It would be easy to make a series of intelligent remarks about learning with which everyone would agree.footnote1 That it is useful and necessary, that it can be enjoyable but involves a great deal of hard work, that it is a life-long process, that it is quintessentially human—but animals can learn too . . . Amid such sentences one is in a well-tended garden, walking on specially designed paths so that nothing gets crushed and there are no thorns to scratch. There is no disagreement, no contestation. Yet the word ‘learning’, if I just let it get close enough to me, brings on a deep sense of discomfiture. It attaches itself to memories of command and attempted obedience, of failure and displeasure, of guilt. Stored under that heading are primarily memories of the times when I didn’t manage to learn what I should have, or wanted to. Memories of inability, refusal, blockage.
For example, there was learning to read in the first year of primary school. Reading practice was set as a homework task and presented itself as an unattainable goal, athwart the sunny afternoon. They gave us a primer for it. I stared at the characters, whose names I knew, and strove to find some meaning in their juxtaposition that could be spoken or understood. It didn’t work. The letters kept stubbornly to themselves; two characters together yielded nothing, let alone three or more. I sat in despair for what seemed like hours over the curves and strokes; it didn’t help that they were so big and brightly coloured. ‘She isn’t stupid otherwise’, my mother told my aunt, who had come round specially to help, ‘she’s just obstinate—pigheaded.’ That word, verbockt, encompassing innumerable situations in which I learned nothing, was another name for denial. I had to stay indoors while my brothers and sister could go out and play. My aunt read me the words, but I forgot them again—forgot, above all, the connections between particular signs and words. I wanted to run out and play. It was unfair to impose this senseless stuff on me that I just couldn’t learn. ‘Some children put the book under their pillow while they sleep,’ a neighbour reported. ‘When they wake up in the morning they can read.’ I grasped straightaway that this was superstitious nonsense, so didn’t try it.

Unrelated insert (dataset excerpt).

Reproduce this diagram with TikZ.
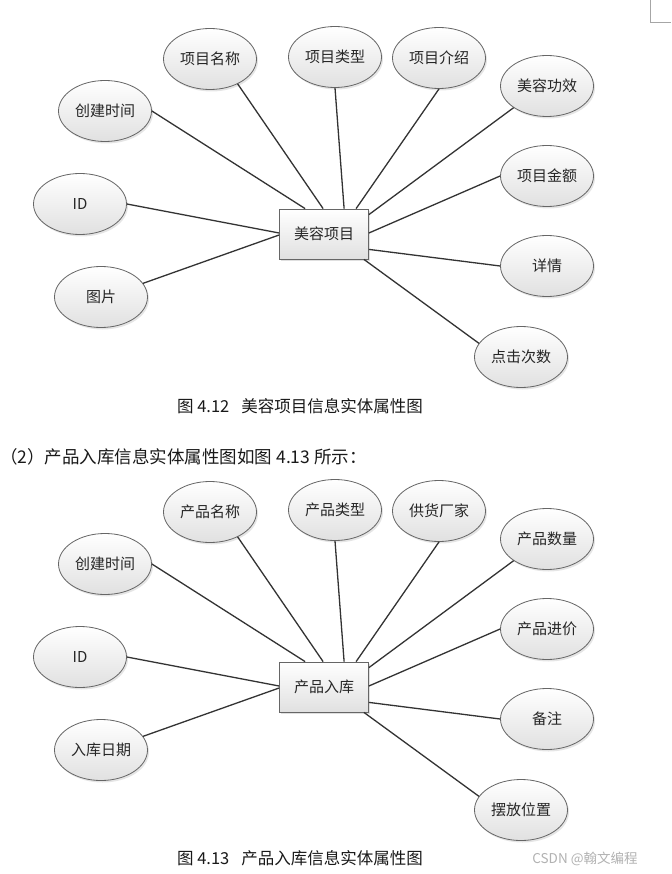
\documentclass[tikz,border=0pt]{standalone}
\usepackage{fontspec}
\newfontfamily\cjk{Noto Sans CJK SC}
\usetikzlibrary{shadows,shapes.geometric,calc}
\begin{document}
\begin{tikzpicture}[x=1pt,y=-1pt,
 attr/.style={ellipse, draw=black!60, line width=0.8pt, top color=white, bottom color=black!12,
   drop shadow={opacity=0.2,shadow xshift=1.5pt,shadow yshift=-2pt},
   minimum width=93pt, minimum height=61pt, inner sep=0pt,
   font=\cjk\fontsize{15pt}{15pt}\selectfont, text=black!85},
 ent/.style={rectangle, draw=black!60, line width=0.8pt, top color=white, bottom color=black!12,
   drop shadow={opacity=0.25,shadow xshift=1.5pt,shadow yshift=-2pt},
   minimum width=89pt, minimum height=50pt, inner sep=0pt,
   font=\cjk\fontsize{15pt}{15pt}\selectfont, text=black!85},
 link/.style={draw=black!80, line width=1.3pt},
 captext/.style={font=\cjk\fontsize{16.5pt}{17pt}\selectfont, text=black!90, inner sep=0pt}]
\useasboundingbox (0,0) rectangle (671,874);
\fill[white] (0,0) rectangle (671,874);
\draw[black!35, line width=0.6pt] (650,0) -- (650,22) -- (671,22);

% ---------- diagram 1 ----------
\node[ent] (e1) at (324,234) {美容项目};
\node[attr] (a1) at (105,111) {创建时间};
\node[attr] (a2) at (210,59) {项目名称};
\node[attr] (a3) at (335,57) {项目类型};
\node[attr] (a4) at (439,58) {项目介绍};
\node[attr] (a5) at (547,86) {美容功效};
\node[attr] (a6) at (547,176) {项目金额};
\node[attr] (a7) at (547,266) {详情};
\node[attr] (a8) at (521,357) {点击次数};
\node[attr] (a9) at (80,204) {ID};
\node[attr] (a10) at (101,297) {图片};
\coordinate (p1) at ($(e1.north west)+(26pt,0)$);
\coordinate (p2) at ($(e1.north west)+(44pt,0)$);
\coordinate (p3) at ($(e1.north west)+(65pt,0)$);
\coordinate (p4) at ($(e1.north west)+(77pt,0)$);
\coordinate (p5) at ($(e1.north east)+(0,-6pt)$);
\coordinate (p6) at ($(e1.east)+(0,1pt)$);
\coordinate (p7) at ($(e1.south east)+(0,10pt)$);
\coordinate (p8) at ($(e1.south east)+(-5pt,0)$);
\coordinate (p9) at ($(e1.west)+(0,1pt)$);
\coordinate (p10) at ($(e1.west)+(0,-1pt)$);
\draw[link] (a1.0) -- (p1);
\draw[link] (a2.-42) -- (p2);
\draw[link] (a3.270) -- (p3);
\draw[link] (a4.270) -- (p4);
\draw[link] (a5.-147) -- (p5);
\draw[link] (a6.180) -- (p6);
\draw[link] (a7.180) -- (p7);
\draw[link] (a8.162) -- (p8);
\draw[link] (a9.0) -- (p9);
\draw[link] (a10.18) -- (p10);
\node[captext] (c1) at (300,406) {图~4.12\hspace{12pt}美容项目信息实体属性图};

\node[captext, anchor=west, font=\cjk\fontsize{17.5pt}{18pt}\selectfont] (t2) at (0,457) {（2）产品入库信息实体属性图如图~4.13~所示：};

% ---------- diagram 2 ----------
\node[ent] (f1) at (324,687) {产品入库};
\node[attr] (b1) at (105,564) {创建时间};
\node[attr] (b2) at (210,512) {产品名称};
\node[attr] (b3) at (335,510) {产品类型};
\node[attr] (b4) at (439,511) {供货厂家};
\node[attr] (b5) at (547,539) {产品数量};
\node[attr] (b6) at (547,629) {产品进价};
\node[attr] (b7) at (547,719) {备注};
\node[attr] (b8) at (521,810) {摆放位置};
\node[attr] (b9) at (80,657) {ID};
\node[attr] (b10) at (101,750) {入库日期};
\coordinate (q1) at ($(f1.north west)+(26pt,0)$);
\coordinate (q2) at ($(f1.north west)+(44pt,0)$);
\coordinate (q3) at ($(f1.north west)+(65pt,0)$);
\coordinate (q4) at ($(f1.north west)+(77pt,0)$);
\coordinate (q5) at ($(f1.north east)+(0,-6pt)$);
\coordinate (q6) at ($(f1.east)+(0,1pt)$);
\coordinate (q7) at ($(f1.south east)+(0,10pt)$);
\coordinate (q8) at ($(f1.south east)+(-5pt,0)$);
\coordinate (q9) at ($(f1.west)+(0,1pt)$);
\coordinate (q10) at ($(f1.west)+(0,-1pt)$);
\draw[link] (b1.0) -- (q1);
\draw[link] (b2.-42) -- (q2);
\draw[link] (b3.270) -- (q3);
\draw[link] (b4.270) -- (q4);
\draw[link] (b5.-147) -- (q5);
\draw[link] (b6.180) -- (q6);
\draw[link] (b7.180) -- (q7);
\draw[link] (b8.162) -- (q8);
\draw[link] (b9.0) -- (q9);
\draw[link] (b10.18) -- (q10);
\node[captext] (c2) at (300,858) {图~4.13\hspace{12pt}产品入库信息实体属性图};
\node[font=\cjk\fontsize{13.5pt}{14pt}\selectfont, text=black!30, inner sep=0pt] (wm) at (585,859) {CSDN @翰文编程};
\end{tikzpicture}
\end{document}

At some point the letters must have turned into words, and this process must have been meaningfully transformed into an activity that one might want to practice. In a study of learning, it would be important to take note of this. But I don’t remember this drive to learn, only and exclusively the time of failure.
So is learning something that can only be grasped and spoken of in the present, when the goal has not yet been achieved, when one’s own strategies and efforts have still to be developed, and which is therefore named and remembered as a negative experience, as unsuccessful learning? Can we glean nothing, then, from our own experience—which in fact involves the everyday occurrence of simple, successful learning processes—for learning as an occupation?
I can’t believe that. I know about curiosity and the desire to learn, so I must have memories, however deeply buried, of positive learning experiences. But why the burial? Why should a few memories cast such a pall on the term, when I understand very well why learning is recognized as a social good? Think of other experiences, then.
I couldn’t throw a ball. So I had to learn, because it was one of the games that we had to play over and over again during pe. But this wasn’t just about school. Throwing was useful for lots of other things: skimming stones across the water, for example, or flinging a stick for a dog to fetch. I thus qualify my too-hasty conclusion, linking the inability to learn to school. Learning as a negative experience can be mapped not just to institutional and thus externally determined practices but also to ones that are pleasurable, playful and free. I tried for years to learn how to throw—in vain: my muscles tensed up and the ball fell at my feet, or hit the dog, waiting a few metres in front of me ready to jump up in anticipation. I watched with envy and despair the long, high arcs traced by others’ balls as they whooshed through the air. No prize, no promise, no effort helped; I just couldn’t learn. I reconciled myself to not being able to throw and, unlike reading, I still don’t know how to do it.
Perhaps then it makes sense to speak of learning only in contexts where mastering given practices requires taking one’s own steps, strategizing, consciously acquiring skills—and abandoning the hope of pleasurable, happy learning to the realm of wishful fantasy? Learning would be tied to training, and it would be necessary to design the best programmes and constantly improve existing ones to achieve the greatest possible success. Competences are acquired by hard practice, the path is stony, the going is tough and made possible only by external or internal compulsion. It’s good to start early, when people are more pliable. Get them when they’re young, as the saying goes.